Are you a saver or a spender?

Some people are serial spenders. Their money is not comfortable unless it’s actively and consistently propping up the retail economy. These people buy today—often whether they need the stuff or not—and they’ll worry about tomorrow…well, tomorrow.

Their extreme counterparts are the super savers. These frugal folks know where every dollar is and what it’s doing there. They follow budgets, balance their checkbooks every month, and fund their retirement plan before ever splurging on a Grande Mocha Frap.

You probably fall somewhere between these two extremes, but may lean more heavily towards one or the other. Understand that your financial habits and attitudes about money likely came from your parents and other adults in your life and were formed when you were very young. And now you’re the one setting the examples for your kids. You have a responsibility to recognize your own saving and spending tendencies, and, if necessary, make some adjustments to ensure you’re passing down positive behaviors.

Get ‘em when they’re young

If you have young children, you have a golden opportunity to imprint good financial habits that will serve them well the rest of their lives.

  • Talk openly about money and teach kids the value of a dollar. Get them prioritizing needs so they recognize that spending money is about making choices, and you don’t automatically get everything you want.
  • Live within your means. Use household budgets to make smart spending choices and discuss your decisions with your children. Show them the difference between generic and name brands. Negotiate better prices where appropriate. Explain the value of fixing something that’s broken rather than always buying a new replacement. This kind of responsible behavior pays dividends for you and your kids.
  • Teach savings habits. Paying kids to perform certain chores teaches them the value of work. Showing them how to save a portion of what they earn teaches them the value of investing. Encourage saving by matching their contributions to the piggy bank. Show them how their money grows and why that gives them opportunities to get something they want if they’re willing to wait a certain period of time.
  • Explain investing basics. As kids get older, diagram compound interest and explain in simple terms how investments grow over time. Help them establish goals and let them use portions of their compounding savings to satisfy short-term desires so that investing becomes tangible.

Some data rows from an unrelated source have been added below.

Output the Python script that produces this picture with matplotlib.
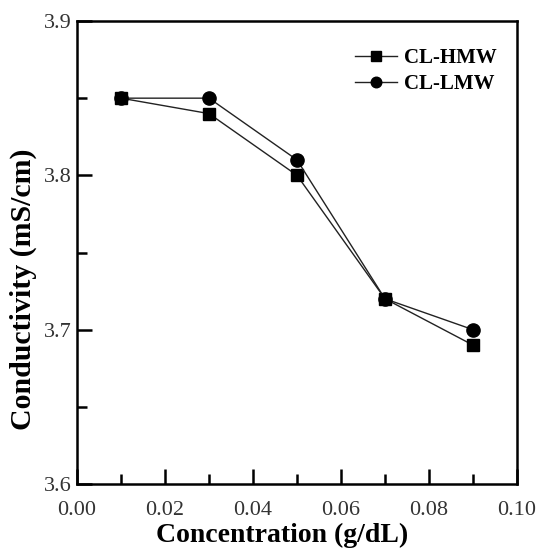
import matplotlib
matplotlib.use('Agg')
import matplotlib.pyplot as plt
from matplotlib.ticker import MultipleLocator

plt.rcParams['font.family'] = 'Liberation Serif'

conc = [0.01, 0.03, 0.05, 0.07, 0.09]
hmw = [3.85, 3.84, 3.80, 3.72, 3.69]
lmw = [3.85, 3.85, 3.81, 3.72, 3.70]

fig = plt.figure(figsize=(5.37, 5.5), dpi=100)
ax = fig.add_axes([77/537, 1 - 484/550, (517-77)/537, (484-21)/550])

ax.plot(conc, hmw, '-s', color='#222222', mfc='k', mec='k', lw=1.0, ms=9, label='CL-HMW')
ax.plot(conc, lmw, '-o', color='#222222', mfc='k', mec='k', lw=1.0, ms=9.5, label='CL-LMW')

ax.set_xlim(0, 0.10)
ax.set_ylim(3.6, 3.9)
ax.xaxis.set_major_locator(MultipleLocator(0.02))
ax.xaxis.set_minor_locator(MultipleLocator(0.01))
ax.yaxis.set_major_locator(MultipleLocator(0.1))
ax.yaxis.set_minor_locator(MultipleLocator(0.05))
ax.xaxis.set_major_formatter(plt.FormatStrFormatter('%.2f'))
ax.yaxis.set_major_formatter(plt.FormatStrFormatter('%.1f'))

ax.tick_params(which='both', direction='in', width=1.8, labelsize=16, labelcolor='#333333')
ax.tick_params(which='major', length=11)
ax.tick_params(which='minor', length=7)
ax.tick_params(axis='x', which='major', pad=12)
ax.tick_params(axis='y', which='major', pad=4)
for sp in ax.spines.values():
    sp.set_linewidth(1.8)

ax.set_xlabel('Concentration (g/dL)', fontsize=20, fontweight='bold')
ax.set_ylabel('Conductivity (mS/cm)', fontsize=21.5, fontweight='bold')
ax.yaxis.set_label_coords(-0.09, 0.42)
ax.xaxis.set_label_coords(0.467, -0.083)

leg = ax.legend(loc='upper right', bbox_to_anchor=(0.973, 0.96), borderaxespad=0,
                frameon=False, prop={'weight': 'bold', 'size': 15},
                handlelength=2.0, handletextpad=0.35, labelspacing=0.3,
                markerscale=0.8)

fig.savefig('out.png', dpi=100)
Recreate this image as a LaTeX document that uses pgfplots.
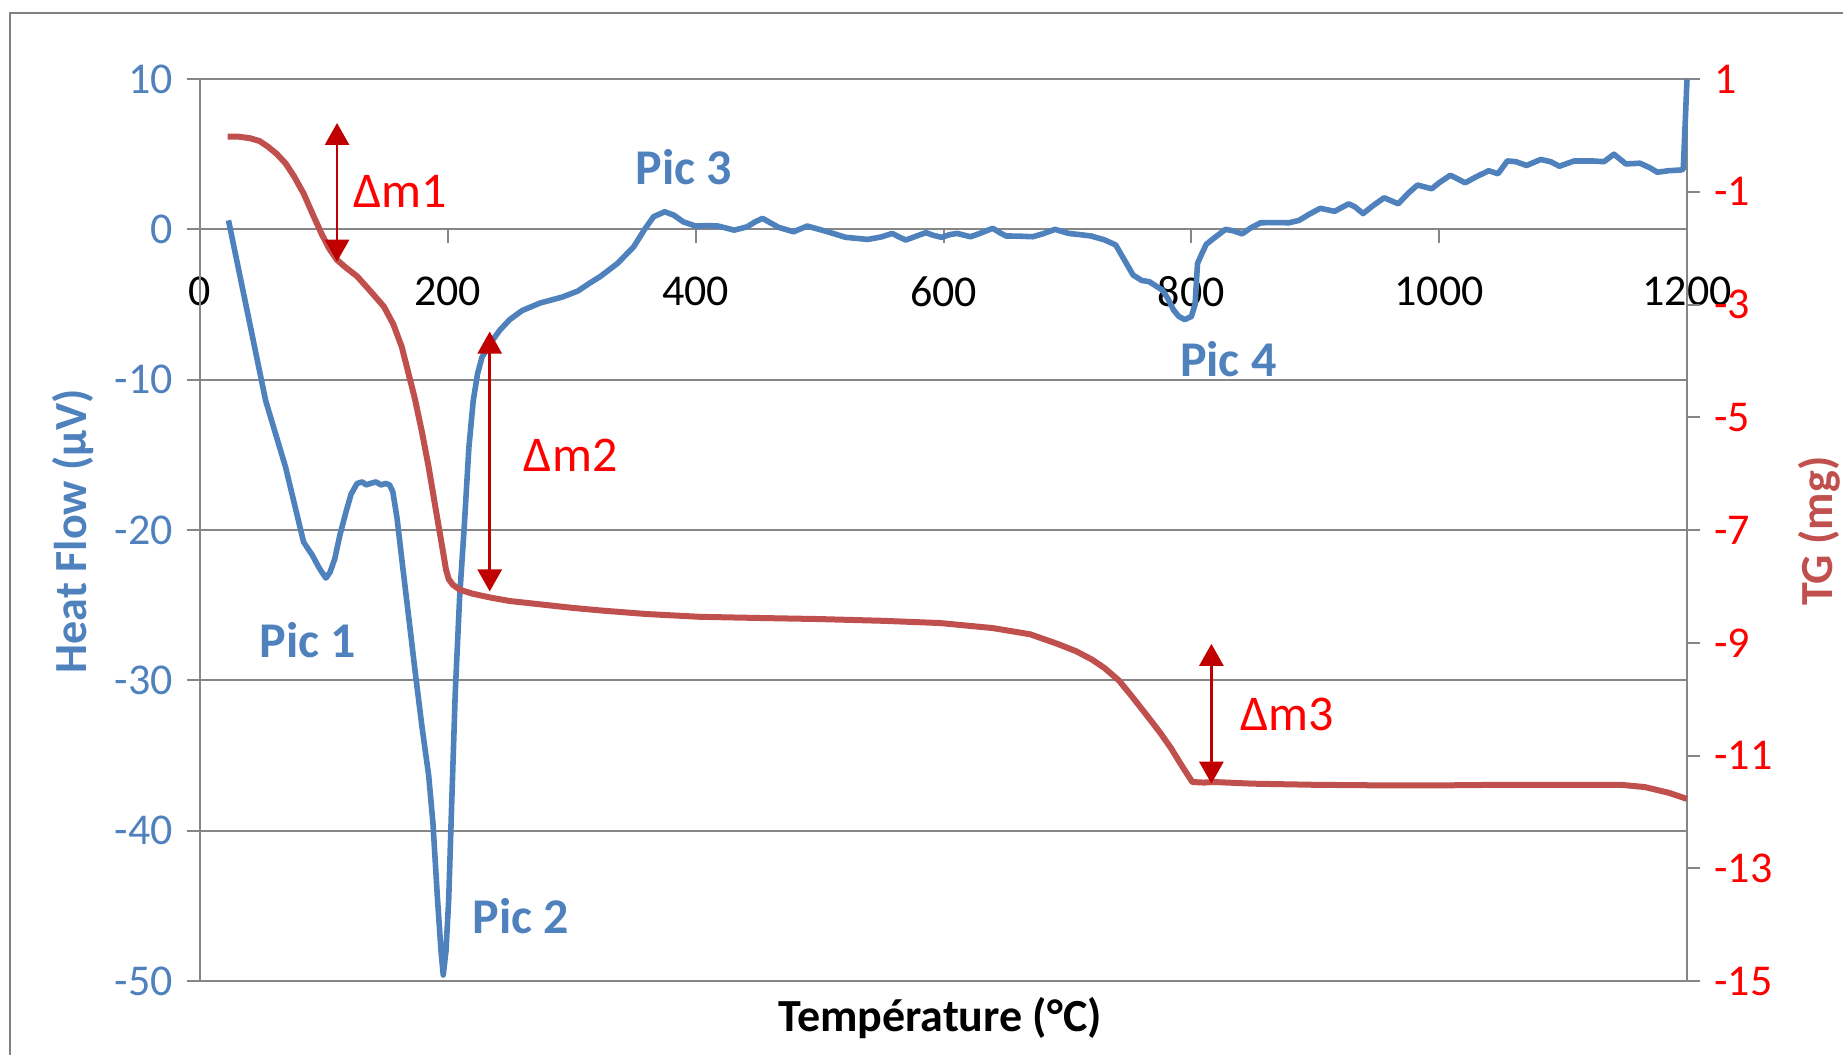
\documentclass[border=0pt]{standalone}
\usepackage{fontspec}
\setmainfont{Carlito}
\usepackage{pgfplots}
\usepackage{pgfplotstable}
\pgfplotsset{compat=1.18}
\usetikzlibrary{arrows.meta}

\definecolor{hfblue}{RGB}{79,129,189}
\definecolor{tgred}{RGB}{192,80,77}
\definecolor{lblred}{RGB}{255,0,0}
\definecolor{arrred}{RGB}{192,0,0}
\definecolor{gridgray}{RGB}{134,134,134}
\definecolor{framegray}{RGB}{128,128,128}

% heat flow (uV) against temperature
\pgfplotstableread{
T hf
23 0.6
40 -6.2
53 -11.4
69 -15.8
83.6 -20.8
90.8 -21.7
96 -22.5
101.6 -23.2
105 -22.8
108.8 -21.9
113 -20.3
117.8 -18.8
122 -17.6
126.8 -16.9
131 -16.8
134 -17.0
137.6 -16.9
142 -16.8
146 -17.0
150 -16.9
153 -17.0
155.6 -17.45
159 -19.2
162.8 -21.9
168 -25.5
173.6 -29.4
179 -33.0
184.5 -36.3
188 -39.5
191.7 -44.6
194.5 -48.0
196.3 -49.6
198.5 -48.0
200.7 -44.6
203 -38.5
206 -30.8
209.5 -24.5
213.3 -19.7
217 -14.5
220.5 -11.4
224 -9.6
227.6 -8.5
235 -7.5
242 -6.7
250 -6.0
260 -5.4
274.5 -4.9
292.5 -4.5
305 -4.1
314 -3.6
322.8 -3.15
337 -2.26
350 -1.16
358.8 0
366 0.84
375 1.17
382.3 0.95
390 0.5
400 0.22
410 0.25
418 0.22
424 0.1
431 -0.05
436 0.05
441.5 0.17
448 0.5
454 0.73
460 0.45
467 0.13
479 -0.16
490 0.22
506.5 -0.16
521 -0.53
530 -0.6
539 -0.67
550 -0.5
558.7 -0.27
564 -0.5
569.6 -0.71
578 -0.45
585.8 -0.22
592 -0.4
598.4 -0.53
605 -0.35
611 -0.27
621.8 -0.49
630 -0.25
639.8 0.07
645 -0.2
650.5 -0.44
660 -0.45
672 -0.49
680 -0.3
690 0.0
701 -0.27
710 -0.35
719 -0.44
730 -0.7
739 -1.04
746 -2.04
753 -3.04
760 -3.4
766 -3.48
776.7 -4.04
781 -4.6
785.7 -5.37
790 -5.8
794.7 -6.0
800 -5.8
803 -5.0
805 -2.26
808.6 -1.6
812 -1.0
818 -0.6
827.6 0.0
834 -0.1
841 -0.3
848 0.1
856 0.44
868 0.45
879 0.44
887 0.6
895 1.0
904 1.4
915.6 1.2
927 1.7
932 1.5
938.6 1.05
947 1.6
955.6 2.1
967 1.7
975 2.4
982.5 2.95
994 2.7
1000 3.1
1009 3.6
1021 3.1
1030 3.5
1040 3.9
1047.5 3.7
1055 4.55
1062 4.5
1070.5 4.25
1082 4.65
1090 4.5
1097 4.2
1109 4.55
1124 4.55
1133 4.5
1141 5.0
1150.7 4.35
1162 4.4
1170 4.1
1176 3.8
1185 3.9
1195 3.95
1197 4.0
1200 10
}\hfdata

% TG (mg) against temperature
\pgfplotstableread{
T tg
22.3 -0.02
30 -0.02
40.3 -0.05
48 -0.1
54.8 -0.2
62 -0.33
69.2 -0.5
76 -0.73
83.6 -1.03
91 -1.4
98 -1.74
104 -2.0
110.6 -2.21
118 -2.35
126.8 -2.5
137 -2.75
148.5 -3.04
156 -3.35
162.8 -3.75
168 -4.2
173.6 -4.69
179 -5.25
184.5 -5.88
190 -6.6
195.3 -7.28
198.5 -7.7
200.7 -7.87
204 -7.97
209.7 -8.06
220 -8.13
234.8 -8.2
250 -8.26
270.9 -8.31
300 -8.38
325 -8.43
360 -8.49
403.5 -8.54
450 -8.56
500 -8.58
550 -8.61
597 -8.65
640 -8.74
670 -8.85
692 -9.02
707 -9.15
720 -9.3
730 -9.45
741.6 -9.67
752 -9.95
764.5 -10.3
775 -10.6
783.6 -10.87
792 -11.17
800.8 -11.47
810 -11.48
818 -11.47
850 -11.5
900 -11.52
955.5 -11.53
1000 -11.53
1050 -11.52
1108.8 -11.52
1146.7 -11.52
1166 -11.56
1185 -11.66
1200 -11.77
}\tgdata

\newcommand{\ticksize}{\fontsize{11}{13}\selectfont}
\newcommand{\annsize}{\fontsize{12.5}{15}\selectfont}

\begin{document}
\begin{tikzpicture}
\path[use as bounding box] (-50pt,-18.25pt) rectangle (410.75pt,245.25pt);
\draw[framegray, line width=0.7pt] (-47.5pt,-30pt) -- (-47.5pt,242pt) -- (420pt,242pt);

\pgfplotsset{
  common/.style={
    at={(0,0)}, anchor=south west,
    scale only axis, width=371.75pt, height=225.5pt,
    xmin=0, xmax=1200, clip=false,
    axis line style={draw=none},
    tick style={draw=gridgray, line width=0.5pt},
    major tick length=3.3pt,
    /pgf/number format/assume math mode=true,
    /pgf/number format/1000 sep={},
  },
}

\begin{axis}[common,
  ymin=-50, ymax=10,
  axis x line=middle, axis y line=left,
  hide obscured x ticks=false, hide obscured y ticks=false,
  xtick={0,200,...,1200}, ytick={-50,-40,...,10},
  xtick align=outside, ytick align=outside,
  ymajorgrids, grid style={gridgray, line width=0.5pt},
  xticklabel style={font=\ticksize, text=black, yshift=-5pt},
  yticklabel style={font=\ticksize, text=hfblue},
]
% vertical axis lines at both ends of the plot area
\draw[gridgray, line width=0.5pt] (rel axis cs:0,0) -- (rel axis cs:0,1);
\draw[gridgray, line width=0.5pt] (rel axis cs:1,0) -- (rel axis cs:1,1);
\addplot[hfblue, line width=1.4pt, line join=round] table[x=T, y=hf] {\hfdata};
\node[hfblue, font=\annsize\bfseries] at (axis cs:87,-27.3) {Pic 1};
\node[hfblue, font=\annsize\bfseries] at (axis cs:258.8,-45.7) {Pic 2};
\node[hfblue, font=\annsize\bfseries] at (axis cs:390.6,4.15) {Pic 3};
\node[hfblue, font=\annsize\bfseries] at (axis cs:829.8,-8.6) {Pic 4};
\node[lblred, font=\annsize, anchor=west, inner sep=0pt] at (axis cs:123,2.5) {Δm1};
\node[lblred, font=\annsize, anchor=west, inner sep=0pt] at (axis cs:260.7,-15.0) {Δm2};
\node[lblred, font=\annsize, anchor=west, inner sep=0pt] at (axis cs:839,-32.3) {Δm3};
\end{axis}

\begin{axis}[common,
  ymin=-15, ymax=1,
  axis x line=none, axis y line=right,
  ytick={-15,-13,...,1},
  ytick align=outside,
  yticklabel style={font=\ticksize, text=lblred},
]
\addplot[tgred, line width=1.5pt, line join=round] table[x=T, y=tg] {\tgdata};
\addplot[arrred, line width=0.7pt, {Triangle[width=6pt,length=5.5pt]}-{Triangle[width=6pt,length=5.5pt]}] coordinates {(110.6,0.22) (110.6,-2.24)};
\addplot[arrred, line width=0.7pt, {Triangle[width=6pt,length=5.5pt]}-{Triangle[width=6pt,length=5.5pt]}] coordinates {(233.8,-3.48) (233.8,-8.09)};
\addplot[arrred, line width=0.7pt, {Triangle[width=6pt,length=5.5pt]}-{Triangle[width=6pt,length=5.5pt]}] coordinates {(816.2,-9.02) (816.2,-11.5)};
\end{axis}

\node[hfblue, font=\fontsize{11.5}{14}\selectfont\bfseries, rotate=90] at (-31.8pt,112.5pt) {Heat Flow (µV)};
\node[tgred, font=\fontsize{11.5}{14}\selectfont\bfseries, rotate=90] at (404.9pt,112.5pt) {TG (mg)};
\node[black, font=\fontsize{11.5}{14}\selectfont\bfseries] at (185pt,-9.25pt) {Température (°C)};
\end{tikzpicture}
\end{document}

Keep on teaching into adulthood

A recent survey about retirement saving and planning attitudes among Gen X and Gen Y educators* found that Gen Y millennials were twice as likely to use their parents as a source of financial advice than Gen Xers. Young adults in their 20s are still developing an appreciation for and understanding of money management, and you can be a strong role model for how they save and invest going forward.

Realize that millennials are entering the workforce with more financial challenges than previous generations. Many are burdened with student loan debt and may be struggling in a difficult and somewhat stagnant job market. It could take a little more effort to get them to see the value in saving. But they are primed to listen to your advice.

The bottom line

In the financial classroom of life, you have a lot of influence over how your young children, or, as the case may be, your young adult children, view and appreciate saving and investing. This teaching position might even spur you to adjust some of your own less-than-stellar money habits. You just might find yourself on a better path towards your own goals while you experience the satisfaction of seeing your kids grow up with a lot more financial security and independence.


*Research conducted by Greenwald & Associates, an independent market research firm, and sponsored by Security Benefit, on behalf of a consortium of financial services companies. Participants consisted of about 500 K-12 educators, mostly classroom teachers, between the ages of 21 and 48, with household income of at least $25,000 if single, and $50,000 if married, and who participate in their household’s financial decision-making.